The latest Spider-Man adventure, Far From Home, is already the franchise’s most successful film to date but it doesn’t necessarily make it the best. A large portion of the sequel’s success is rooted in its ties to the Marvel Cinematic Universe as well as being the first film that addresses the fallout from Avengers: Endgame, currently the world’s undisputed box-office champ.
Far From Home gains exponentially from the success of Endgame, and it obviously stirred a lot of interest from Marvel fans, which turn up in droves to see where the MCU will head towards next. Well the bad news is despite this film being the closing chapter of Phase 3 of the MCU, not much is revealed about where that particular universe is heading towards. Not by the events of this film to say the least or its two post credits sequences.
The film’s main Achilles heel is also its strong life line, which is basically Peter Parker/Spider-Man’s relationship with Tony Stark/Iron Man. In fact, Marvel Studio has made it a permanent touch point in this sequel so much so that it becomes a repeat play by play from Spider-Man: Homecoming. Basically you get the boy superhero who is striving to become as great as his ‘mentor’ whilst facing a villain that was essentially born out of his grievances with Stark.

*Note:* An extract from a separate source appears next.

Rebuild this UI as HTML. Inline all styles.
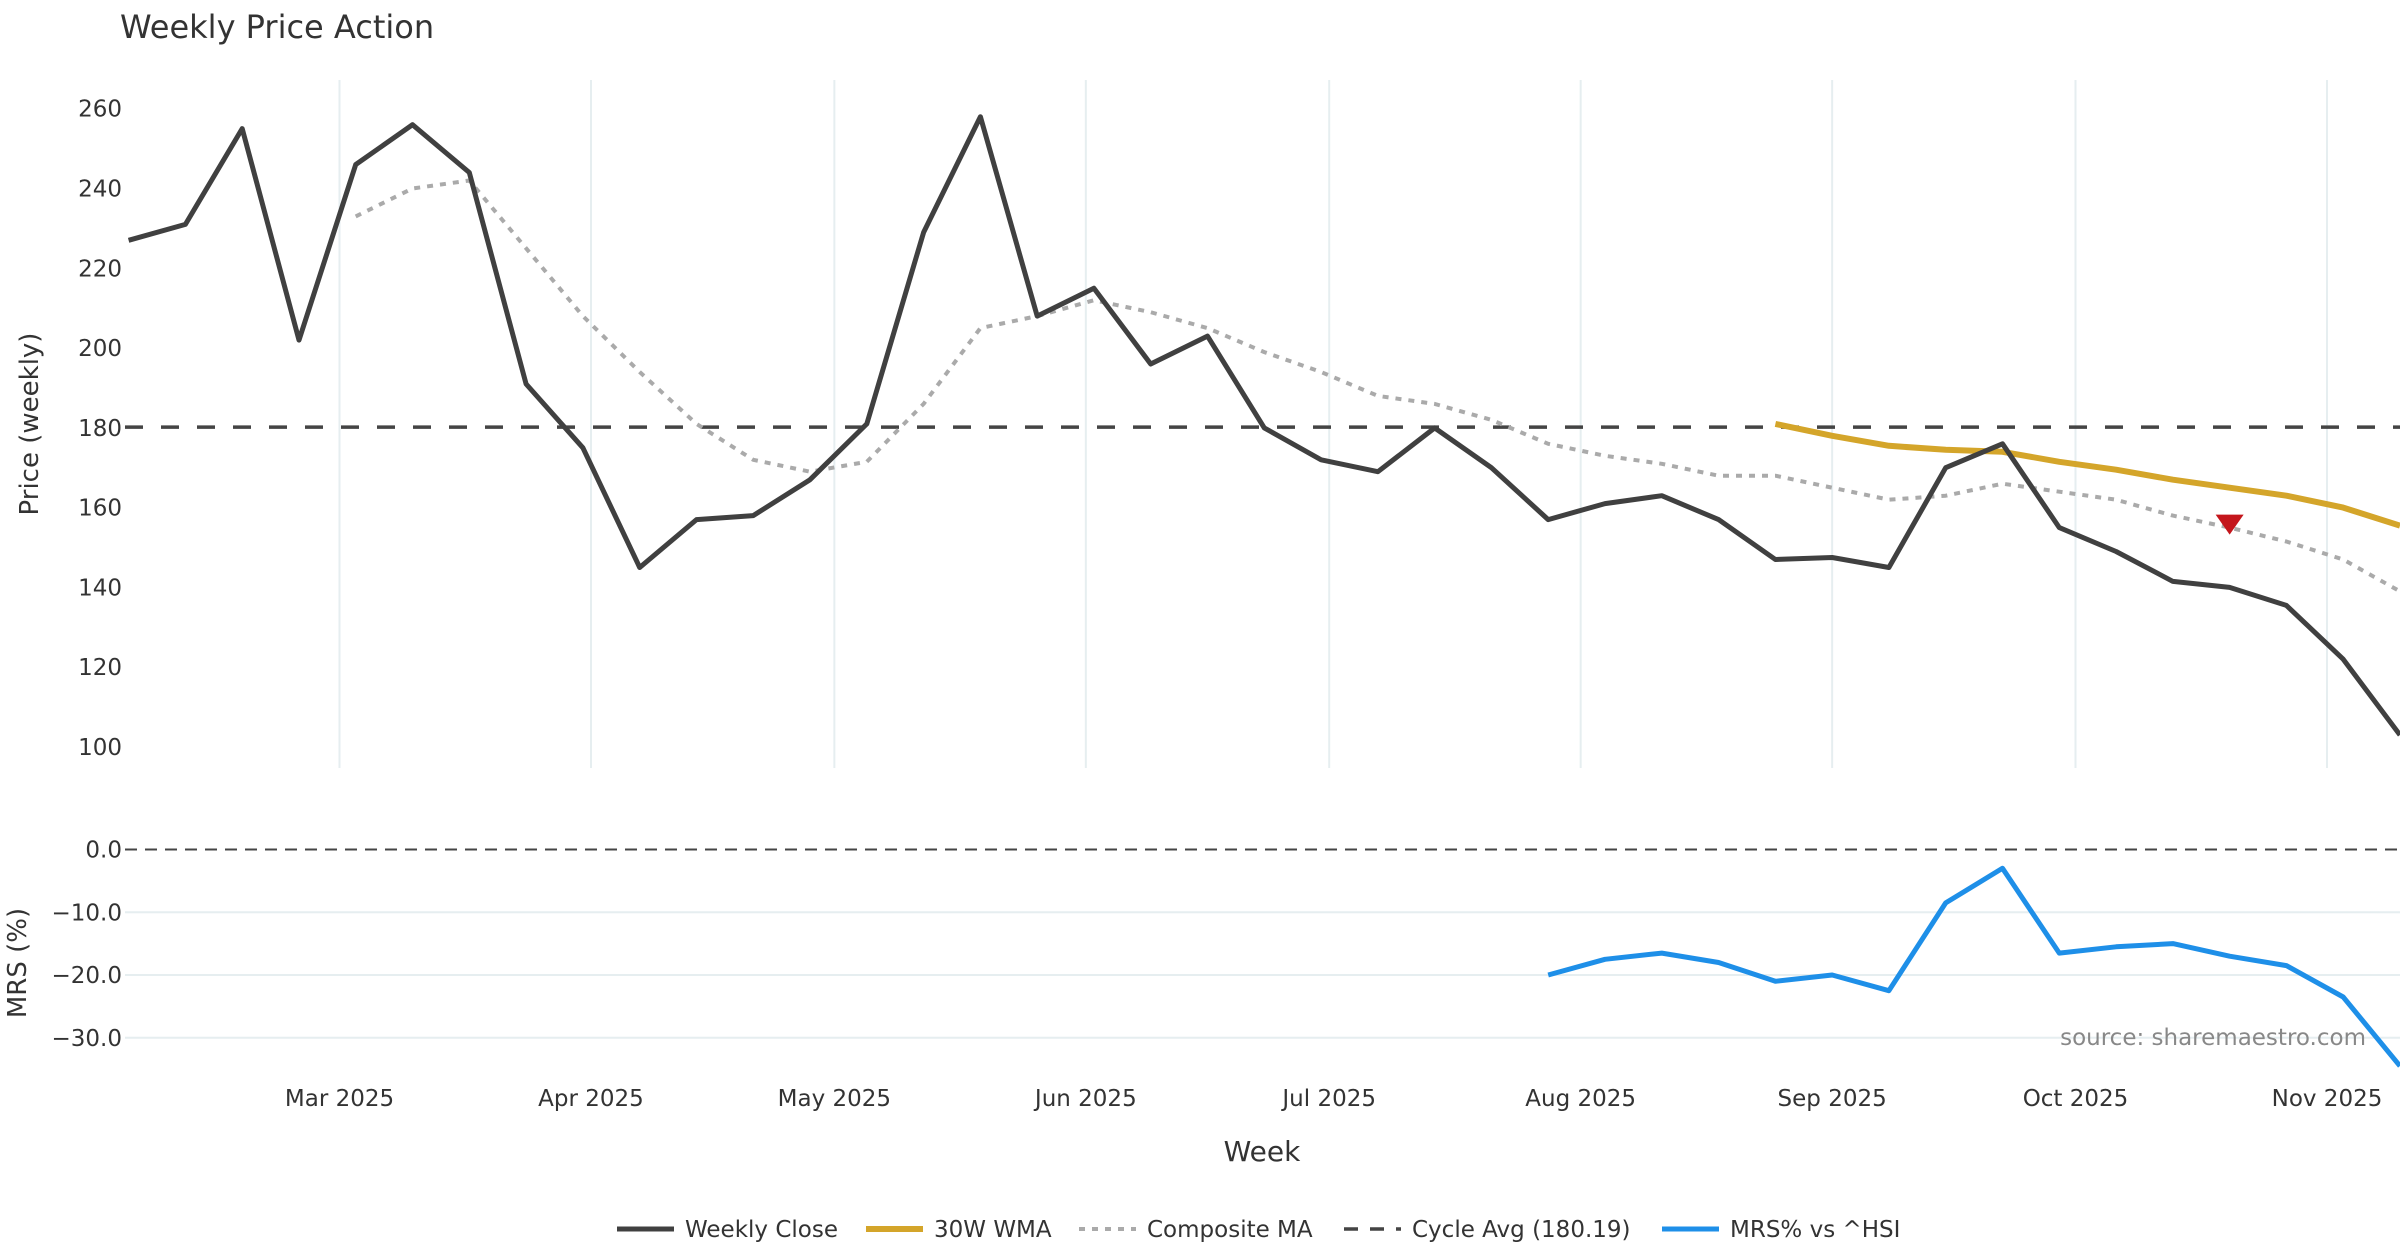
<!DOCTYPE html>
<html><head><meta charset="utf-8"><style>
html,body{margin:0;padding:0;background:#fff;}
svg{display:block;font-family:"DejaVu Sans","Liberation Sans",sans-serif;}
</style></head><body>
<svg id="chart" width="2400" height="1260" viewBox="0 0 2400 1260" xmlns="http://www.w3.org/2000/svg">
<rect width="2400" height="1260" fill="#fff"/>
<text x="120" y="38" font-size="32" fill="#333">Weekly Price Action</text>
<g id="grid"></g><g id="series"></g><g id="axes"></g>
<text x="1262" y="1161" font-size="28" fill="#333" text-anchor="middle">Week</text>
<text transform="translate(38,424) rotate(-90)" font-size="26" fill="#333" text-anchor="middle">Price (weekly)</text>
<text transform="translate(26,963) rotate(-90)" font-size="26" fill="#333" text-anchor="middle">MRS (%)</text>
<text x="2366" y="1045" font-size="23" fill="#888" text-anchor="end">source: sharemaestro.com</text>
<g id="legend"></g>
</svg>
<script>
const closeVals=[227,231,255,202,246,256,244,191,175,145,157,158,167,181,229,258,208,215,196,203,180,172,169,180,170,157,161,163,157,147,147.5,145,170,176,155,149,141.5,140,135.5,122,103];
const compositeStart=4;
const compositeVals=[233,240,242,225,208,194,181,172,169,171.5,186,205,208,212,209,205,199,194,188,186,182,176,173,171,168,168,165,162,163,166,164,162,158,155,151.5,147,139];
const wmaStart=29;
const wmaVals=[181,178,175.5,174.5,174,171.5,169.5,167,165,163,160,155.5];
const mrsStart=25;
const mrsVals=[-20,-17.5,-16.5,-18,-21,-20,-22.5,-8.5,-3,-16.5,-15.5,-15,-17,-18.5,-23.5,-34.5];
const cycleAvg=180.19;
const signalIndex=37, signalValue=156;
const priceTicks=[100,120,140,160,180,200,220,240,260];
const mrsTicks=[0,-10,-20,-30];
const monthLabels=["Mar 2025","Apr 2025","May 2025","Jun 2025","Jul 2025","Aug 2025","Sep 2025","Oct 2025","Nov 2025"];
const monthDayOffsets=[26,57,87,118,148,179,210,240,271];

const NS="http://www.w3.org/2000/svg";
const X0=128.6, X1=2400, N=closeVals.length;
const step=(X1-X0)/(N-1);
const xi=i=>X0+i*step;
const xd=d=>X0+d*step/7;
const yP=v=>747+(v-100)*(108.7-747)/160;
const yM=v=>849.5+v*(1037.8-849.5)/-30;
function el(tag,attrs,parent){const e=document.createElementNS(NS,tag);for(const k in attrs)e.setAttribute(k,attrs[k]);parent.appendChild(e);return e;}
const grid=document.getElementById('grid'),series=document.getElementById('series'),axes=document.getElementById('axes'),legend=document.getElementById('legend');

monthDayOffsets.forEach((d,k)=>{
  const g=el('line',{x1:xd(d),x2:xd(d),y1:80,y2:768,stroke:'#e6eef0','stroke-width':2},grid);
  
  
  const t=el('text',{x:xd(d),y:1106,'font-size':23,fill:'#333','text-anchor':'middle'},axes);
  t.textContent=monthLabels[k];
  
  
});
priceTicks.forEach(v=>{
  const t=el('text',{x:122,y:yP(v)+8,'font-size':23,fill:'#333','text-anchor':'end'},axes);
  t.textContent=v;
  
  
});
mrsTicks.forEach(v=>{
  if(v!==0){const g=el('line',{x1:125,x2:2400,y1:yM(v),y2:yM(v),stroke:'#e6eef0','stroke-width':2},grid);
  
  }
  const t=el('text',{x:122,y:yM(v)+8,'font-size':23,fill:'#333','text-anchor':'end'},axes);
  t.textContent=v.toFixed(1).replace('-','\u2212');
  
  
});
function poly(vals,start,yf,attrs,name){
  const pts=vals.map((v,k)=>xi(start+k).toFixed(1)+','+yf(v).toFixed(1)).join(' ');
  const p=el('polyline',Object.assign({points:pts,fill:'none','stroke-linejoin':'round'},attrs),series);
  
  
}
const cyc=el('line',{x1:125,x2:2400,y1:yP(cycleAvg),y2:yP(cycleAvg),stroke:'#444','stroke-width':3.5,'stroke-dasharray':'18,18'},series);


const zero=el('line',{x1:125,x2:2400,y1:yM(0),y2:yM(0),stroke:'#444','stroke-width':2,'stroke-dasharray':'12,8'},series);


poly(compositeVals,compositeStart,yP,{stroke:'#aaa','stroke-width':4,'stroke-dasharray':'6,7'},'composite-ma-line');
poly(wmaVals,wmaStart,yP,{stroke:'#D4A52A','stroke-width':6},'wma-30w-line');
poly(closeVals,0,yP,{stroke:'#404040','stroke-width':5},'weekly-close-line');
poly(mrsVals,mrsStart,yM,{stroke:'#1E8FE8','stroke-width':5},'mrs-line');
const sx=xi(signalIndex),sy=yP(signalValue);
const tri=el('polygon',{points:`${sx-14},${sy-9} ${sx+14},${sy-9} ${sx},${sy+11}`,fill:'#C4161C'},series);



const items=[['Weekly Close','#404040',5,''],['30W WMA','#D4A52A',6,''],['Composite MA','#aaa',4,'6,7'],['Cycle Avg (180.19)','#444',3.5,'14,12'],['MRS% vs ^HSI','#1E8FE8',5,'']];
const lx=[617,866,1079,1344,1662];
items.forEach((it,k)=>{
  const g=el('g',{},legend);
  
  
  el('line',{x1:lx[k],x2:lx[k]+57,y1:1229,y2:1229,stroke:it[1],'stroke-width':it[2],'stroke-dasharray':it[3]},g);
  const t=el('text',{x:lx[k]+68,y:1237,'font-size':23,fill:'#333'},g);
  t.textContent=it[0];
});
</script>
</body></html>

Like the Vulture in the first film, Misterio (Jake Gyllenhaal) rises to villainy due to his issues and indifference to Stark. Director Jon Watts tries to make this storyline work and it does on most points especially with its rather strange twist, but it just seems all too familiar and formulaic.
Far From Home also benefits from the inclusion of staple MCU characters like Happy Hogan (Jon Favreau), Nick Fury (Samuel L Jackson) and Maria Hill (Cobie Smulders) but still it can’t shake off the spectre and the over reliance of Iron Man throughout the film.

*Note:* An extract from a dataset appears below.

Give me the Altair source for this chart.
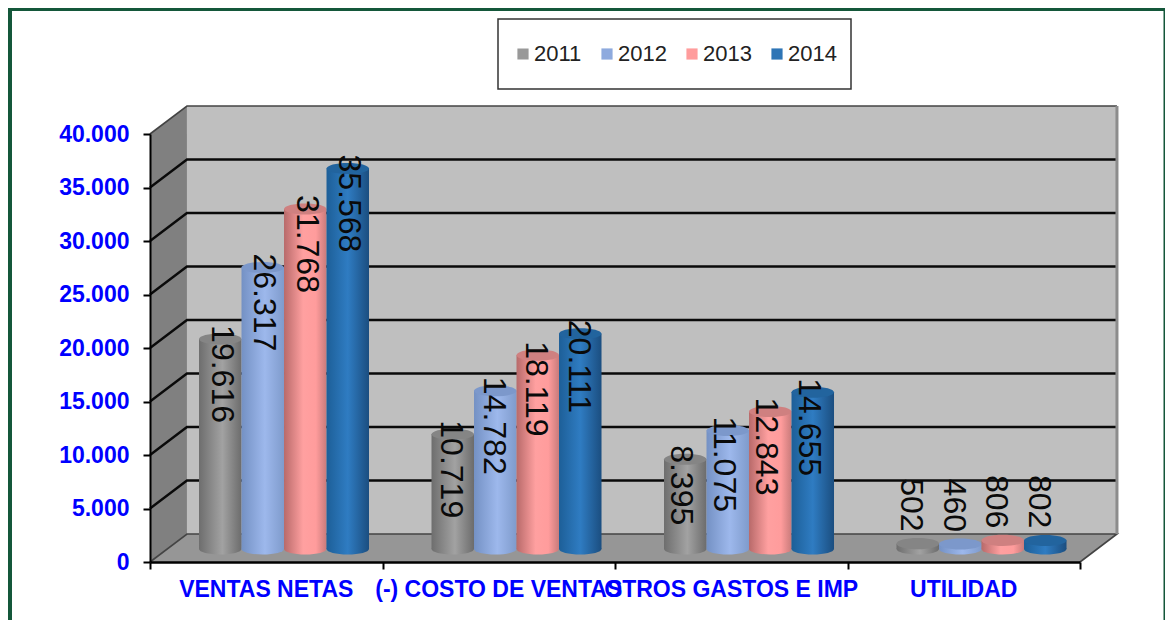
import altair as alt
import pandas as pd

categories = ["VENTAS NETAS", "(-) COSTO DE VENTAS", "OTROS GASTOS E IMP", "UTILIDAD"]
years = ["2011", "2012", "2013", "2014"]
v2011 = [19616, 10719, 8395, 502]
v2012 = [26317, 14782, 11075, 460]
v2013 = [31768, 18119, 12843, 806]
v2014 = [35568, 20111, 14655, 802]
series = [v2011, v2012, v2013, v2014]
legend_colors = ["#999999", "#8EAADE", "#FF9C9C", "#2E75B6"]
top_colors = ["#858585", "#7C98CB", "#CF8080", "#22649E"]
ticks = [0, 5000, 10000, 15000, 20000, 25000, 30000, 35000, 40000]

body_stops = [
    [("#6E6E6E", 0), ("#A2A2A2", 0.55), ("#6C6C6C", 1)],
    [("#7491C4", 0), ("#9DB8EC", 0.55), ("#7F9BCC", 1)],
    [("#B86A6A", 0), ("#FFA0A0", 0.45), ("#FF9C9C", 0.75), ("#C97B7B", 1)],
    [("#1D5F98", 0), ("#2F7CC2", 0.5), ("#1B4E80", 1)],
]

DX = 0.159       # depth of the 3D box, in category units
DY = 2617        # depth of the 3D box, in value units
BASE = 1215      # cylinders stand mid-floor
BAR_W = 0.1828
BAR_0 = 0.2108
LABEL_PITCH = 0.9885   # data labels drift slightly left from group to group
ELLIPSE = "M-1,0 A1,0.26 0 1,0 1,0 A1,0.26 0 1,0 -1,0 Z"
ELL_SIZE = 1806

X = alt.Scale(domain=[0, 4], range=[0, 930], nice=False, zero=False)
Y = alt.Scale(domain=[0, 40000], range=[428, 0], nice=False, zero=False)

AX_X = alt.Axis(
    values=[0, 1, 2, 3, 4], labels=False, title=None, grid=False, tickSize=7, tickWidth=2,
    tickColor="#000000", domainColor="#000000", domainWidth=2.5, zindex=1,
)
AX_Y = alt.Axis(
    values=ticks, title=None, grid=False, tickSize=7, tickWidth=2, tickColor="#000000",
    domainColor="#000000", domainWidth=2, labelColor="#0000FF", labelFont="Liberation Sans",
    labelFontWeight="bold", labelFontSize=23, labelPadding=14, zindex=1,
    labelExpr="replace(format(datum.value, ','), ',', '.')",
)


def xq(f):
    return alt.X(f, type="quantitative", scale=X, axis=AX_X)


def yq(f):
    return alt.Y(f, type="quantitative", scale=Y, axis=AX_Y)


def grad(stops):
    return alt.Gradient(
        gradient="linear", x1=0, x2=1, y1=0, y2=0,
        stops=[alt.GradientStop(color=c, offset=o) for c, o in stops],
    )


layers = []

# legend carrier, hidden underneath the walls
leg_df = pd.DataFrame({"year": years, "x": [0.5] * 4, "y": [1000] * 4})
layers.append(
    alt.Chart(leg_df).mark_square(size=20, opacity=1).encode(
        x=xq("x"),
        y=yq("y"),
        color=alt.Color(
            "year:N",
            scale=alt.Scale(domain=years, range=legend_colors),
            legend=alt.Legend(
                title=None, orient="none", legendX=348, legendY=-115,
                direction="horizontal", columns=4, symbolType="square",
                symbolSize=125, symbolOpacity=1, labelFontSize=22, labelFont="Liberation Sans",
                labelColor="#222222", columnPadding=14, padding=14, clipHeight=42,
                fillColor="#FFFFFF", strokeColor="#333333", labelOffset=0,
            ),
        ),
    )
)

# walls and floor
side = pd.DataFrame({"x": [0, DX], "y0": [0, DY], "y1": [40000, 40000 + DY]})
layers.append(
    alt.Chart(side).mark_area(orient="vertical", color="#808080", opacity=1).encode(
        x=xq("x"), y=yq("y0"), y2="y1:Q"
    )
)
back = pd.DataFrame({"x": [DX], "x2": [DX + 4], "y0": [DY], "y1": [40000 + DY]})
layers.append(
    alt.Chart(back).mark_rect(color="#BFBFBF").encode(x=xq("x"), x2="x2:Q", y=yq("y0"), y2="y1:Q")
)
floor = pd.DataFrame({"y": [0, DY], "x0": [0, DX], "x1": [4, 4 + DX]})
layers.append(
    alt.Chart(floor).mark_area(orient="horizontal", color="#969696", opacity=1).encode(
        y=yq("y"), x=xq("x0"), x2="x1:Q"
    )
)

# grid lines on back wall and side wall
rows = []
for t in ticks[1:-1]:
    rows += [{"t": t, "x": 0, "y": t}, {"t": t, "x": DX, "y": t + DY}, {"t": t, "x": DX + 4, "y": t + DY}]
layers.append(
    alt.Chart(pd.DataFrame(rows)).mark_line(color="#0A0A0A", strokeWidth=2.4).encode(
        x=xq("x"), y=yq("y"), detail="t:N"
    )
)
edge_rows = [
    {"t": "top", "x": 0, "y": 40000}, {"t": "top", "x": DX, "y": 40000 + DY},
    {"t": "top", "x": DX + 4, "y": 40000 + DY},
    {"t": "floorL", "x": 0, "y": 0}, {"t": "floorL", "x": DX, "y": DY},
    {"t": "floorL", "x": DX + 4, "y": DY}, {"t": "floorL", "x": 4, "y": 0},
]
layers.append(
    alt.Chart(pd.DataFrame(edge_rows)).mark_line(color="#444444", strokeWidth=1.6, order=False).encode(
        x=xq("x"), y=yq("y"), detail="t:N"
    )
)
right_edge = pd.DataFrame({"x": [DX + 4, DX + 4], "y": [DY, 40000 + DY]})
layers.append(
    alt.Chart(right_edge).mark_line(color="#8C8C8C", strokeWidth=3).encode(x=xq("x"), y=yq("y"))
)

# cylinders
for j, vals in enumerate(series):
    df = pd.DataFrame({
        "x0": [i + BAR_0 + BAR_W * j for i in range(4)],
        "x1": [i + BAR_0 + BAR_W * (j + 1) for i in range(4)],
        "xc": [i + BAR_0 + BAR_W * (j + 0.5) for i in range(4)],
        "top": [v + BASE for v in vals],
        "base": [BASE] * 4,
    })
    g = grad(body_stops[j])
    layers.append(
        alt.Chart(df).mark_point(shape=ELLIPSE, size=ELL_SIZE, filled=True, fill=g, opacity=1, strokeWidth=0)
        .encode(x=xq("xc"), y=yq("base"))
    )
    layers.append(
        alt.Chart(df).mark_rect(fill=g).encode(x=xq("x0"), x2="x1:Q", y=yq("base"), y2="top:Q")
    )
    layers.append(
        alt.Chart(df).mark_point(shape=ELLIPSE, size=ELL_SIZE, filled=True, fill=top_colors[j], opacity=1, strokeWidth=0)
        .encode(x=xq("xc"), y=yq("top"))
    )

# data labels, rotated
lab_rows = []
for j, vals in enumerate(series):
    for i, v in enumerate(vals):
        lab_rows.append({
            "xc": i * LABEL_PITCH + BAR_0 + BAR_W * (j + 0.5) + 0.006,
            "top": v + BASE,
            "txt": f"{v:,}".replace(",", "."),
            "big": v >= 1000,
        })
lab = pd.DataFrame(lab_rows)
for big, al, off in ((True, "left", -14), (False, "right", -12)):
    layers.append(
        alt.Chart(lab[lab.big == big]).mark_text(
            angle=90, align=al, baseline="middle", font="Liberation Sans", fontSize=32,
            color="#0A0A0A", dx=off,
        ).encode(x=xq("xc"), y=yq("top"), text="txt:N")
    )

# category labels
cat = pd.DataFrame({"c": categories, "x": [i + 0.5 for i in range(4)]})
layers.append(
    alt.Chart(cat).mark_text(
        font="Liberation Sans", fontWeight="bold", fontSize=23, color="#0000FF", baseline="middle"
    ).encode(x=xq("x"), y=alt.value(456), text="c:N")
)

# frame of the picture
frame_df = pd.DataFrame({"x": [0]})
frame_color = "#14573A"
layers.append(
    alt.Chart(frame_df).mark_rect(color=frame_color).encode(
        x=alt.value(-142), x2=alt.value(-138), y=alt.value(-126), y2=alt.value(486)
    )
)
layers.append(
    alt.Chart(frame_df).mark_rect(color=frame_color).encode(
        x=alt.value(-142), x2=alt.value(1015), y=alt.value(-126), y2=alt.value(-123)
    )
)
layers.append(
    alt.Chart(frame_df).mark_rect(color=frame_color).encode(
        x=alt.value(1013.5), x2=alt.value(1015), y=alt.value(-126), y2=alt.value(486)
    )
)

chart = (
    alt.layer(*layers)
    .properties(
        width=930, height=428, background="#FFFFFF",
        padding={"left": 142, "top": 126, "right": 85, "bottom": 58},
        autosize=alt.AutoSizeParams(type="none"),
    )
    .resolve_scale(x="shared", y="shared")
    .configure_view(stroke=None)
    .configure_legend(strokeWidth=1.5)
)

chart.save("out.html", embed_options={"renderer": "svg", "actions": False})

Overall, it’s a film that provides more intrigue rather than interest due to the events of Endgame. Despite its impressive box-office take, we found Far From Home largely underwhelming despite the strong performances from its cast, especially Tom Holland.
For Spider-Man to move forward and stand on his own, we think it’s high time the wall-crawler firmly unwebs himself from Stark. But that gamble may prove too much of an ask from the boys at Marvel.
Popcorn Rating: Somewhat satisfying but rather unfulfilling.